SET EXERCISE: In the records below, find the line containing "Output the Python" and the line containing "return 1 - py / H". Give again exactly those lines and every line between them, omitting the pictures.
-- DATA LISTING start --
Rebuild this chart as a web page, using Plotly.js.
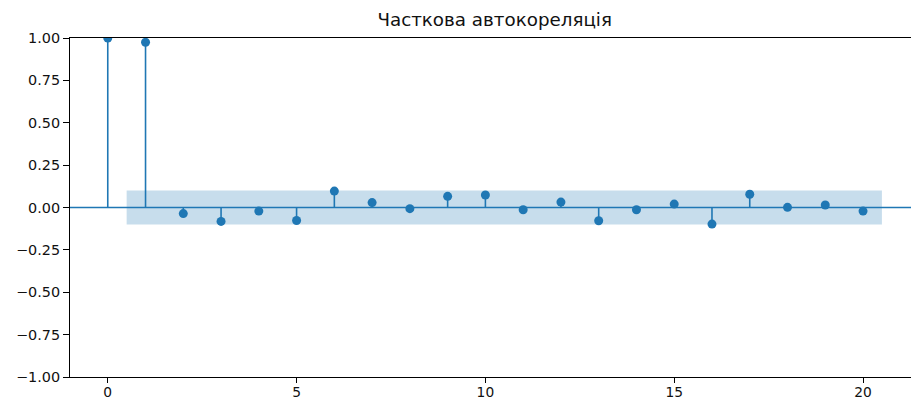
<!DOCTYPE html>
<html>
<head>
<meta charset="utf-8">
<script src="https://cdn.plot.ly/plotly-3.0.1.min.js"></script>
<style>html,body{margin:0;padding:0;background:#fff}#chart{width:911px;height:402px}</style>
</head>
<body>
<div id="chart"></div>
<script>
const chartTitle = "Часткова автокореляція";
const lags = [0,1,2,3,4,5,6,7,8,9,10,11,12,13,14,15,16,17,18,19,20];
const pacf = [1.0,0.975,-0.036,-0.082,-0.021,-0.077,0.097,0.029,-0.007,0.066,0.074,-0.013,0.032,-0.078,-0.013,0.020,-0.098,0.078,0.001,0.015,-0.021];
const confUpper = [0.1,0.1,0.1,0.1,0.1,0.1,0.1,0.1,0.1,0.1,0.1,0.1,0.1,0.1,0.1,0.1,0.1,0.1,0.1,0.1];
const xTicks = [0,5,10,15,20];
const yTicks = [-1.0,-0.75,-0.5,-0.25,0.0,0.25,0.5,0.75,1.0];

const blue = '#1f77b4';

// confidence band over lags 1..N, widened by half a lag each side
const bandLags = lags.slice(1);
const bx = bandLags.map((l,i)=> i===0 ? l-0.5 : (i===bandLags.length-1 ? l+0.5 : l));
const bandX = bx.concat(bx.slice().reverse());
const bandY = confUpper.concat(confUpper.slice().reverse().map(v=>-v));

// stems
const stemX = [], stemY = [];
lags.forEach((l,i)=>{ stemX.push(l,l,null); stemY.push(0,pacf[i],null); });

const traces = [
  {x: bandX, y: bandY, type:'scatter', mode:'lines', fill:'toself',
   fillcolor:'rgba(31,119,180,0.25)', line:{width:0}, hoverinfo:'skip', showlegend:false},
  {x: stemX, y: stemY, type:'scatter', mode:'lines', line:{color:blue, width:1.6}, showlegend:false, hoverinfo:'skip'},
  {x: lags, y: pacf, type:'scatter', mode:'markers', marker:{color:blue, size:9}, showlegend:false}
];

const tickFont = {family:'DejaVu Sans', size:14.4, color:'#111'};
const layout = {
  width:911, height:402,
  margin:{l:70, r:0, t:38, b:25},
  paper_bgcolor:'#fff', plot_bgcolor:'#fff',
  title:{text:chartTitle, font:{family:'DejaVu Sans', size:18.3, color:'#111'},
         x:0.543, xref:'container', xanchor:'center', y:1-20/402, yref:'container', yanchor:'middle'},
  xaxis:{range:[-1, 21.27], tickvals:xTicks, ticktext:xTicks.map(String), ticks:'outside', ticklen:5, tickwidth:1,
         ticklabelstandoff:-3,
         tickcolor:'#000', showline:true, linecolor:'#000', linewidth:1, mirror:true, showgrid:false, zeroline:false,
         tickfont:{family:'DejaVu Sans', size:13.8, color:'#111'}},
  yaxis:{range:[-1,1], tickvals:yTicks, ticktext:yTicks.map(v=>(v<0?'\u2212':'')+Math.abs(v).toFixed(2)), ticks:'outside', ticklen:6, tickwidth:1,
         tickcolor:'#000', showline:true, linecolor:'#000', linewidth:1, mirror:false, showgrid:false, zeroline:false,
         tickfont:tickFont},
  shapes:[{type:'line', xref:'paper', x0:0, x1:1, yref:'y', y0:0, y1:0, line:{color:blue, width:1.6}, layer:'above'}]
};
Plotly.newPlot('chart', traces, layout, {displayModeBar:false, staticPlot:true});
</script>
</body>
</html>
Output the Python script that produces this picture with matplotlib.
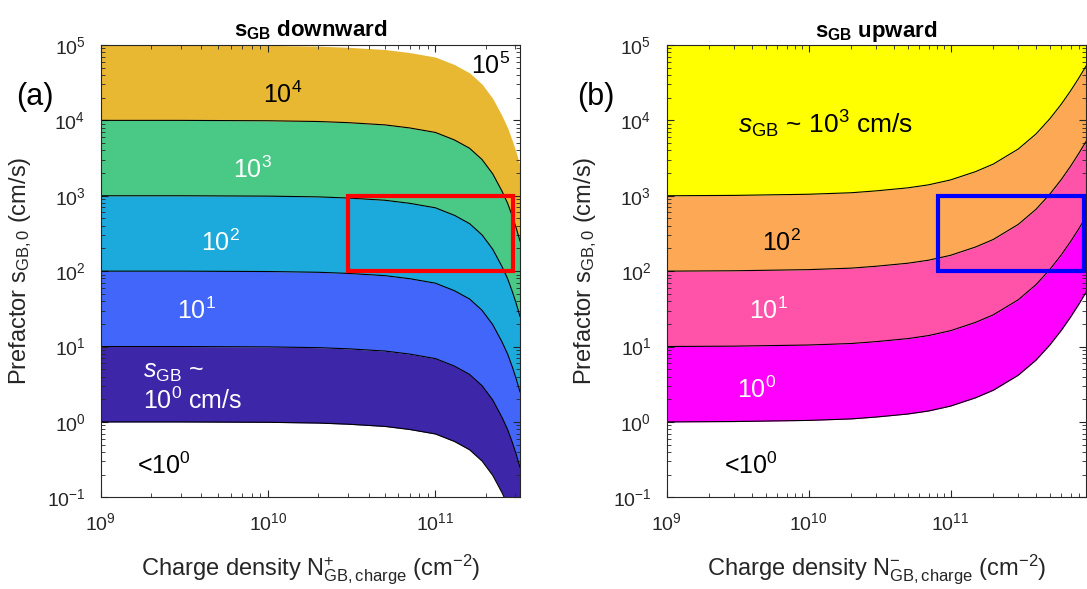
import numpy as np
import matplotlib
matplotlib.use('Agg')
import matplotlib.pyplot as plt
import matplotlib.patches as patches

plt.rcParams['font.family'] = ['Liberation Sans', 'DejaVu Sans']
plt.rcParams['mathtext.fontset'] = 'custom'
plt.rcParams['mathtext.rm'] = 'Liberation Sans'
plt.rcParams['mathtext.it'] = 'Liberation Sans:italic'
plt.rcParams['mathtext.bf'] = 'Liberation Sans:bold'

# dane
# (a) spadek s_GB (w dekadach) w funkcji gęstości ładunku N+
n_down = [1e9, 3e9, 1e10, 2e10, 3e10, 5e10, 7e10, 1e11, 1.3e11, 1.6e11, 1.9e11,
          2.2e11, 2.5e11, 2.7e11, 2.9e11, 3.05e11, 3.2e11]
drop_down = [0, 0, -0.005, -0.015, -0.03, -0.06, -0.10, -0.16, -0.26, -0.37, -0.52,
             -0.71, -0.94, -1.10, -1.29, -1.44, -1.60]
levels_down = [1e0, 1e1, 1e2, 1e3, 1e4, 1e5]
colors_down = ['#3d26a8', '#4266fa', '#1ca9dc', '#4ac886', '#e9b833']

# (b) wzrost s_GB (w dekadach) w funkcji gęstości ładunku N-
n_up = [1e9, 3e9, 1e10, 2e10, 3e10, 5e10, 7e10, 1e11, 1.5e11, 2e11, 3e11, 4e11,
        5e11, 6e11, 7e11, 8e11, 9e11]
rise_up = [0, 0.005, 0.02, 0.04, 0.065, 0.105, 0.145, 0.21, 0.32, 0.42, 0.62, 0.82,
           1.02, 1.21, 1.39, 1.56, 1.72]
levels_up = [1e0, 1e1, 1e2, 1e3]
colors_up = ['#ff00ff', '#ff52a8', '#fca854', '#ffff00']

W, H = 1087, 589
fig = plt.figure(figsize=(W / 100, H / 100), dpi=100)


def fx(px):
    return px / W


def fy(py):
    return 1 - py / H


def style_axes(ax, xmax):
    ax.set_xscale('log')
    ax.set_yscale('log')
    ax.set_xlim(1e9, xmax)
    ax.set_ylim(1e-1, 1e5)
    ax.tick_params(which='both', direction='in', top=True, right=True,
                   labelsize=14, colors='#262626', pad=11)
    ax.tick_params(which='major', length=5)
    ax.tick_params(which='minor', length=3)
    for s in ax.spines.values():
        s.set_color('#262626')
        s.set_linewidth(0.8)


ax1 = fig.add_axes([fx(100.7), fy(497.3), (520 - 100.7) / W, (497.3 - 45) / H])
ax2 = fig.add_axes([fx(666.6), fy(497.3), (1086 - 666.6) / W, (497.3 - 45) / H])

# panel (a)
n = np.array(n_down)
f = 10.0 ** np.array(drop_down)
for k in range(len(colors_down)):
    ax1.fill_between(n, levels_down[k] * f, levels_down[k + 1] * f,
                     color=colors_down[k], linewidth=0)
for lev in levels_down[:-1]:
    ax1.plot(n, lev * f, color='k', lw=0.8)
ax1.add_patch(patches.Rectangle((3e10, 1e2), 2.9e11 - 3e10, 9e2, fill=False,
                                edgecolor='#ff0000', lw=3, zorder=5))
style_axes(ax1, 3.2e11)

# panel (b)
n = np.array(n_up)
h = 10.0 ** np.array(rise_up)
for k in range(len(colors_up)):
    top = levels_up[k + 1] * h if k + 1 < len(levels_up) else np.full_like(h, 1e6)
    ax2.fill_between(n, levels_up[k] * h, top, color=colors_up[k], linewidth=0)
for lev in levels_up:
    ax2.plot(n, lev * h, color='k', lw=0.8)
ax2.add_patch(patches.Rectangle((8.2e10, 1e2), 8.7e11 - 8.2e10, 9e2, fill=False,
                                edgecolor='#0000ff', lw=3, zorder=5))
style_axes(ax2, 9e11)

# opisy osi
ax1.set_xlabel(r'Charge density N$^{+}_{\mathrm{GB,charge}}$ (cm$^{-2}$)',
               fontsize=17, color='#262626')
ax2.set_xlabel(r'Charge density N$^{-}_{\mathrm{GB,charge}}$ (cm$^{-2}$)',
               fontsize=17, color='#262626')
for ax in (ax1, ax2):
    ax.set_ylabel(r'Prefactor s$_{\mathrm{GB,0}}$ (cm/s)', fontsize=17, color='#262626')
    ax.xaxis.set_label_coords(0.5, -0.122)
    ax.yaxis.set_label_coords(-0.16, 0.5)

ax1.set_title(r'$\mathbf{s_{GB}}$ downward', fontsize=16, fontweight='bold', pad=6)
ax2.set_title(r'$\mathbf{s_{GB}}$ upward', fontsize=16, fontweight='bold', pad=6)

# etykiety obszarów
fs = 18
fig.text(fx(35), fy(97), '(a)', fontsize=22, ha='center', va='center')
fig.text(fx(596), fy(97), '(b)', fontsize=22, ha='center', va='center')

fig.text(fx(283), fy(95), r'10$^4$', fontsize=fs, ha='center', va='center', color='k')
fig.text(fx(491), fy(66), r'10$^5$', fontsize=fs, ha='center', va='center', color='k')
fig.text(fx(252), fy(170), r'10$^3$', fontsize=fs, ha='center', va='center', color='w')
fig.text(fx(220), fy(243), r'10$^2$', fontsize=fs, ha='center', va='center', color='w')
fig.text(fx(196), fy(311), r'10$^1$', fontsize=fs, ha='center', va='center', color='w')
fig.text(fx(143), fy(372), r'$\mathit{s}_{\mathrm{GB}}$ ~', fontsize=fs, ha='left', va='center', color='w')
fig.text(fx(143), fy(401), r'10$^0$ cm/s', fontsize=fs, ha='left', va='center', color='w')
fig.text(fx(164), fy(466), r'<10$^0$', fontsize=fs, ha='center', va='center', color='k')

fig.text(fx(826), fy(124), r'$\mathit{s}_{\mathrm{GB}}$ ~ 10$^3$ cm/s', fontsize=19,
         ha='center', va='center', color='k')
fig.text(fx(781), fy(243), r'10$^2$', fontsize=fs, ha='center', va='center', color='k')
fig.text(fx(768), fy(311), r'10$^1$', fontsize=fs, ha='center', va='center', color='w')
fig.text(fx(757), fy(390), r'10$^0$', fontsize=fs, ha='center', va='center', color='w')
fig.text(fx(751), fy(466), r'<10$^0$', fontsize=fs, ha='center', va='center', color='k')

plt.savefig('out.png', dpi=100)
-- DATA LISTING end --
RESPONSE:
Output the Python script that produces this picture with matplotlib.
import numpy as np
import matplotlib
matplotlib.use('Agg')
import matplotlib.pyplot as plt
import matplotlib.patches as patches

plt.rcParams['font.family'] = ['Liberation Sans', 'DejaVu Sans']
plt.rcParams['mathtext.fontset'] = 'custom'
plt.rcParams['mathtext.rm'] = 'Liberation Sans'
plt.rcParams['mathtext.it'] = 'Liberation Sans:italic'
plt.rcParams['mathtext.bf'] = 'Liberation Sans:bold'

# dane
# (a) spadek s_GB (w dekadach) w funkcji gęstości ładunku N+
n_down = [1e9, 3e9, 1e10, 2e10, 3e10, 5e10, 7e10, 1e11, 1.3e11, 1.6e11, 1.9e11,
          2.2e11, 2.5e11, 2.7e11, 2.9e11, 3.05e11, 3.2e11]
drop_down = [0, 0, -0.005, -0.015, -0.03, -0.06, -0.10, -0.16, -0.26, -0.37, -0.52,
             -0.71, -0.94, -1.10, -1.29, -1.44, -1.60]
levels_down = [1e0, 1e1, 1e2, 1e3, 1e4, 1e5]
colors_down = ['#3d26a8', '#4266fa', '#1ca9dc', '#4ac886', '#e9b833']

# (b) wzrost s_GB (w dekadach) w funkcji gęstości ładunku N-
n_up = [1e9, 3e9, 1e10, 2e10, 3e10, 5e10, 7e10, 1e11, 1.5e11, 2e11, 3e11, 4e11,
        5e11, 6e11, 7e11, 8e11, 9e11]
rise_up = [0, 0.005, 0.02, 0.04, 0.065, 0.105, 0.145, 0.21, 0.32, 0.42, 0.62, 0.82,
           1.02, 1.21, 1.39, 1.56, 1.72]
levels_up = [1e0, 1e1, 1e2, 1e3]
colors_up = ['#ff00ff', '#ff52a8', '#fca854', '#ffff00']

W, H = 1087, 589
fig = plt.figure(figsize=(W / 100, H / 100), dpi=100)


def fx(px):
    return px / W


def fy(py):
    return 1 - py / H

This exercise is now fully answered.